Copy the lines that follow, keeping every character the same.

****

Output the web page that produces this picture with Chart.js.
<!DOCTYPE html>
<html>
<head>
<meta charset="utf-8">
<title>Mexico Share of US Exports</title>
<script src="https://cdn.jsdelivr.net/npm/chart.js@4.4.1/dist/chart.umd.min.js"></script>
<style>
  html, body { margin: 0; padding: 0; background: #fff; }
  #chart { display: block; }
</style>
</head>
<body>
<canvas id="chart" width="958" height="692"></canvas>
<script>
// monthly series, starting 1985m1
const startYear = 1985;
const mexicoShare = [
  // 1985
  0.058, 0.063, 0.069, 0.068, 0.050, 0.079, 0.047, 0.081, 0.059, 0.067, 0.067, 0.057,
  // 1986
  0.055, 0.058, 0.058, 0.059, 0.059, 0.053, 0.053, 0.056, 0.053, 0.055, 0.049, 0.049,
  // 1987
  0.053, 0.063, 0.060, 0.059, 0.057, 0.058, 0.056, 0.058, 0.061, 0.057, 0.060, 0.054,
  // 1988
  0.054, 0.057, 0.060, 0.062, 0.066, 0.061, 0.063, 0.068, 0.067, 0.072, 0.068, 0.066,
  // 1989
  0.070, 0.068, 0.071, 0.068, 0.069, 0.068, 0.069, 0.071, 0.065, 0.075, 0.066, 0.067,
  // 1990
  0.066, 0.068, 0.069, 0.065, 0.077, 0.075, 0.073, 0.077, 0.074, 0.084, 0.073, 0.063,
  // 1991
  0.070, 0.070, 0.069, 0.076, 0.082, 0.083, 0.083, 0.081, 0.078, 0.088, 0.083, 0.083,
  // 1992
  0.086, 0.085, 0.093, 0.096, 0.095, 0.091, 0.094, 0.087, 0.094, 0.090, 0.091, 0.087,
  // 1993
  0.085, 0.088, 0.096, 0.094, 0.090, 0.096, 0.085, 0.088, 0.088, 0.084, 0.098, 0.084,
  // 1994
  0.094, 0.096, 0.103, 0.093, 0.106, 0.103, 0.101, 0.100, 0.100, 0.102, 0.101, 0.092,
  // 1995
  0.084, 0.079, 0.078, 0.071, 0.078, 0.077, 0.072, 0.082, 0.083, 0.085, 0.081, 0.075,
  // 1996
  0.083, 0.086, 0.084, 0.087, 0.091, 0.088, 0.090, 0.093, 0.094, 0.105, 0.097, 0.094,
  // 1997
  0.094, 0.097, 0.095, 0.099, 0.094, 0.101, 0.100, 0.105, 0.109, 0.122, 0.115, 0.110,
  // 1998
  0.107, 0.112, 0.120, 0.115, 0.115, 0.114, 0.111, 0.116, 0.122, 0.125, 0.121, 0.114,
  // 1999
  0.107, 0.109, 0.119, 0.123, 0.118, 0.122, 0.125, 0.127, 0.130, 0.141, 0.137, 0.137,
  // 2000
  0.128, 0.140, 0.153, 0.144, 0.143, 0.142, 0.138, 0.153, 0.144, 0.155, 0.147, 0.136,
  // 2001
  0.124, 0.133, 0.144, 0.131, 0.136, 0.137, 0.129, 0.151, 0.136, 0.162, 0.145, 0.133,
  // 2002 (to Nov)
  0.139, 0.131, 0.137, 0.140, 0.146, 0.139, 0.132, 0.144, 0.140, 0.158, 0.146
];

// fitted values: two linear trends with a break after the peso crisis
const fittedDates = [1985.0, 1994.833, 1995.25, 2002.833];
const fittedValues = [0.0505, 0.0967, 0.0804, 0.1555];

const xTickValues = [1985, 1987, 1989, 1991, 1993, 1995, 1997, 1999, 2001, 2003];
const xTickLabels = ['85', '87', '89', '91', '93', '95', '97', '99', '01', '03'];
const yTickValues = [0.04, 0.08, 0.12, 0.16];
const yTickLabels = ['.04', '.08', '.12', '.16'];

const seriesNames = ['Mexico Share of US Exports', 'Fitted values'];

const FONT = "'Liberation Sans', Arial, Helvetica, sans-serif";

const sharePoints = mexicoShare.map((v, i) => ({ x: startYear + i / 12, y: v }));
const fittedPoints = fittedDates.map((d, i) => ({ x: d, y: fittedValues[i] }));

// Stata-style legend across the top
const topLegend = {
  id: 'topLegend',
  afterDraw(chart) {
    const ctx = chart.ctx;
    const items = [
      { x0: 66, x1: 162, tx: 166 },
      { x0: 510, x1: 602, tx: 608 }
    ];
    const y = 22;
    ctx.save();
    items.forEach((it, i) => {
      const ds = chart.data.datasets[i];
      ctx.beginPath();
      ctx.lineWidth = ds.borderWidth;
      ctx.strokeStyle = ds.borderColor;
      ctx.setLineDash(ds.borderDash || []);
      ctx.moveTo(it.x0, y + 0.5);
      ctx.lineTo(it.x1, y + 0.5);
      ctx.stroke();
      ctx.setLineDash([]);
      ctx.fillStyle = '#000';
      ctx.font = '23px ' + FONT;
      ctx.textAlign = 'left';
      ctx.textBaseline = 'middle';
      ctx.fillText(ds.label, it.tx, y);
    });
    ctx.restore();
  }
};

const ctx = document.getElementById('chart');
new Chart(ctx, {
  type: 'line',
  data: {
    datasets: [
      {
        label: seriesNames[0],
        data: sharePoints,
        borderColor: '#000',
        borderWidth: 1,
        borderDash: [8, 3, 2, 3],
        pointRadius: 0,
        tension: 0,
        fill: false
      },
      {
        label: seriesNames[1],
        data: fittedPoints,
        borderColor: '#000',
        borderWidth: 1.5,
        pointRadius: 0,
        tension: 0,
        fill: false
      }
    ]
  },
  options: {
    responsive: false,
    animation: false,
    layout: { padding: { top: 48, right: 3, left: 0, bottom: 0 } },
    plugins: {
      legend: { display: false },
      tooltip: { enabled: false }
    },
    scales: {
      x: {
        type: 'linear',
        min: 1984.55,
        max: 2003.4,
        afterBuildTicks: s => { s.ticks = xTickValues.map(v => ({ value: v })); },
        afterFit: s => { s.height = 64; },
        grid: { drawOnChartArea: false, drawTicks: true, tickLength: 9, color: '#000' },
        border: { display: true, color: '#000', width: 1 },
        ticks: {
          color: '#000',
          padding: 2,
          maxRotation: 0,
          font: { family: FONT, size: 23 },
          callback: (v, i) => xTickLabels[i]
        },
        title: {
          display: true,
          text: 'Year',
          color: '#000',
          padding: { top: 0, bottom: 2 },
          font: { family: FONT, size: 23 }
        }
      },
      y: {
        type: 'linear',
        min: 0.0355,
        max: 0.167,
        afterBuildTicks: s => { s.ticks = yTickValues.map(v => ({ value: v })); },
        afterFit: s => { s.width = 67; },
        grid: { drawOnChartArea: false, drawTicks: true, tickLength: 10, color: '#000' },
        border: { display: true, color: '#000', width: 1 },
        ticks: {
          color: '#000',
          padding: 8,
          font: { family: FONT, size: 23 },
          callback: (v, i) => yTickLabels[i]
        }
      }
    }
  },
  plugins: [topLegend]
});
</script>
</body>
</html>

****

Result:
Output the web page that produces this picture with Chart.js.
<!DOCTYPE html>
<html>
<head>
<meta charset="utf-8">
<title>Mexico Share of US Exports</title>
<script src="https://cdn.jsdelivr.net/npm/chart.js@4.4.1/dist/chart.umd.min.js"></script>
<style>
  html, body { margin: 0; padding: 0; background: #fff; }
  #chart { display: block; }
</style>
</head>
<body>
<canvas id="chart" width="958" height="692"></canvas>
<script>
// monthly series, starting 1985m1
const startYear = 1985;
const mexicoShare = [
  // 1985
  0.058, 0.063, 0.069, 0.068, 0.050, 0.079, 0.047, 0.081, 0.059, 0.067, 0.067, 0.057,
  // 1986
  0.055, 0.058, 0.058, 0.059, 0.059, 0.053, 0.053, 0.056, 0.053, 0.055, 0.049, 0.049,
  // 1987
  0.053, 0.063, 0.060, 0.059, 0.057, 0.058, 0.056, 0.058, 0.061, 0.057, 0.060, 0.054,
  // 1988
  0.054, 0.057, 0.060, 0.062, 0.066, 0.061, 0.063, 0.068, 0.067, 0.072, 0.068, 0.066,
  // 1989
  0.070, 0.068, 0.071, 0.068, 0.069, 0.068, 0.069, 0.071, 0.065, 0.075, 0.066, 0.067,
  // 1990
  0.066, 0.068, 0.069, 0.065, 0.077, 0.075, 0.073, 0.077, 0.074, 0.084, 0.073, 0.063,
  // 1991
  0.070, 0.070, 0.069, 0.076, 0.082, 0.083, 0.083, 0.081, 0.078, 0.088, 0.083, 0.083,
  // 1992
  0.086, 0.085, 0.093, 0.096, 0.095, 0.091, 0.094, 0.087, 0.094, 0.090, 0.091, 0.087,
  // 1993
  0.085, 0.088, 0.096, 0.094, 0.090, 0.096, 0.085, 0.088, 0.088, 0.084, 0.098, 0.084,
  // 1994
  0.094, 0.096, 0.103, 0.093, 0.106, 0.103, 0.101, 0.100, 0.100, 0.102, 0.101, 0.092,
  // 1995
  0.084, 0.079, 0.078, 0.071, 0.078, 0.077, 0.072, 0.082, 0.083, 0.085, 0.081, 0.075,
  // 1996
  0.083, 0.086, 0.084, 0.087, 0.091, 0.088, 0.090, 0.093, 0.094, 0.105, 0.097, 0.094,
  // 1997
  0.094, 0.097, 0.095, 0.099, 0.094, 0.101, 0.100, 0.105, 0.109, 0.122, 0.115, 0.110,
  // 1998
  0.107, 0.112, 0.120, 0.115, 0.115, 0.114, 0.111, 0.116, 0.122, 0.125, 0.121, 0.114,
  // 1999
  0.107, 0.109, 0.119, 0.123, 0.118, 0.122, 0.125, 0.127, 0.130, 0.141, 0.137, 0.137,
  // 2000
  0.128, 0.140, 0.153, 0.144, 0.143, 0.142, 0.138, 0.153, 0.144, 0.155, 0.147, 0.136,
  // 2001
  0.124, 0.133, 0.144, 0.131, 0.136, 0.137, 0.129, 0.151, 0.136, 0.162, 0.145, 0.133,
  // 2002 (to Nov)
  0.139, 0.131, 0.137, 0.140, 0.146, 0.139, 0.132, 0.144, 0.140, 0.158, 0.146
];

// fitted values: two linear trends with a break after the peso crisis
const fittedDates = [1985.0, 1994.833, 1995.25, 2002.833];
const fittedValues = [0.0505, 0.0967, 0.0804, 0.1555];

const xTickValues = [1985, 1987, 1989, 1991, 1993, 1995, 1997, 1999, 2001, 2003];
const xTickLabels = ['85', '87', '89', '91', '93', '95', '97', '99', '01', '03'];
const yTickValues = [0.04, 0.08, 0.12, 0.16];
const yTickLabels = ['.04', '.08', '.12', '.16'];

const seriesNames = ['Mexico Share of US Exports', 'Fitted values'];

const FONT = "'Liberation Sans', Arial, Helvetica, sans-serif";

const sharePoints = mexicoShare.map((v, i) => ({ x: startYear + i / 12, y: v }));
const fittedPoints = fittedDates.map((d, i) => ({ x: d, y: fittedValues[i] }));

// Stata-style legend across the top
const topLegend = {
  id: 'topLegend',
  afterDraw(chart) {
    const ctx = chart.ctx;
    const items = [
      { x0: 66, x1: 162, tx: 166 },
      { x0: 510, x1: 602, tx: 608 }
    ];
    const y = 22;
    ctx.save();
    items.forEach((it, i) => {
      const ds = chart.data.datasets[i];
      ctx.beginPath();
      ctx.lineWidth = ds.borderWidth;
      ctx.strokeStyle = ds.borderColor;
      ctx.setLineDash(ds.borderDash || []);
      ctx.moveTo(it.x0, y + 0.5);
      ctx.lineTo(it.x1, y + 0.5);
      ctx.stroke();
      ctx.setLineDash([]);
      ctx.fillStyle = '#000';
      ctx.font = '23px ' + FONT;
      ctx.textAlign = 'left';
      ctx.textBaseline = 'middle';
      ctx.fillText(ds.label, it.tx, y);
    });
    ctx.restore();
  }
};

const ctx = document.getElementById('chart');
new Chart(ctx, {
  type: 'line',
  data: {
    datasets: [
      {
        label: seriesNames[0],
        data: sharePoints,
        borderColor: '#000',
        borderWidth: 1,
        borderDash: [8, 3, 2, 3],
        pointRadius: 0,
        tension: 0,
        fill: false
      },
      {
        label: seriesNames[1],
        data: fittedPoints,
        borderColor: '#000',
        borderWidth: 1.5,
        pointRadius: 0,
        tension: 0,
        fill: false
      }
    ]
  },
  options: {
    responsive: false,
    animation: false,
    layout: { padding: { top: 48, right: 3, left: 0, bottom: 0 } },
    plugins: {
      legend: { display: false },
      tooltip: { enabled: false }
    },
    scales: {
      x: {
        type: 'linear',
        min: 1984.55,
        max: 2003.4,
        afterBuildTicks: s => { s.ticks = xTickValues.map(v => ({ value: v })); },
        afterFit: s => { s.height = 64; },
        grid: { drawOnChartArea: false, drawTicks: true, tickLength: 9, color: '#000' },
        border: { display: true, color: '#000', width: 1 },
        ticks: {
          color: '#000',
          padding: 2,
          maxRotation: 0,
          font: { family: FONT, size: 23 },
          callback: (v, i) => xTickLabels[i]
        },
        title: {
          display: true,
          text: 'Year',
          color: '#000',
          padding: { top: 0, bottom: 2 },
          font: { family: FONT, size: 23 }
        }
      },
      y: {
        type: 'linear',
        min: 0.0355,
        max: 0.167,
        afterBuildTicks: s => { s.ticks = yTickValues.map(v => ({ value: v })); },
        afterFit: s => { s.width = 67; },
        grid: { drawOnChartArea: false, drawTicks: true, tickLength: 10, color: '#000' },
        border: { display: true, color: '#000', width: 1 },
        ticks: {
          color: '#000',
          padding: 8,
          font: { family: FONT, size: 23 },
          callback: (v, i) => yTickLabels[i]
        }
      }
    }
  },
  plugins: [topLegend]
});
</script>
</body>
</html>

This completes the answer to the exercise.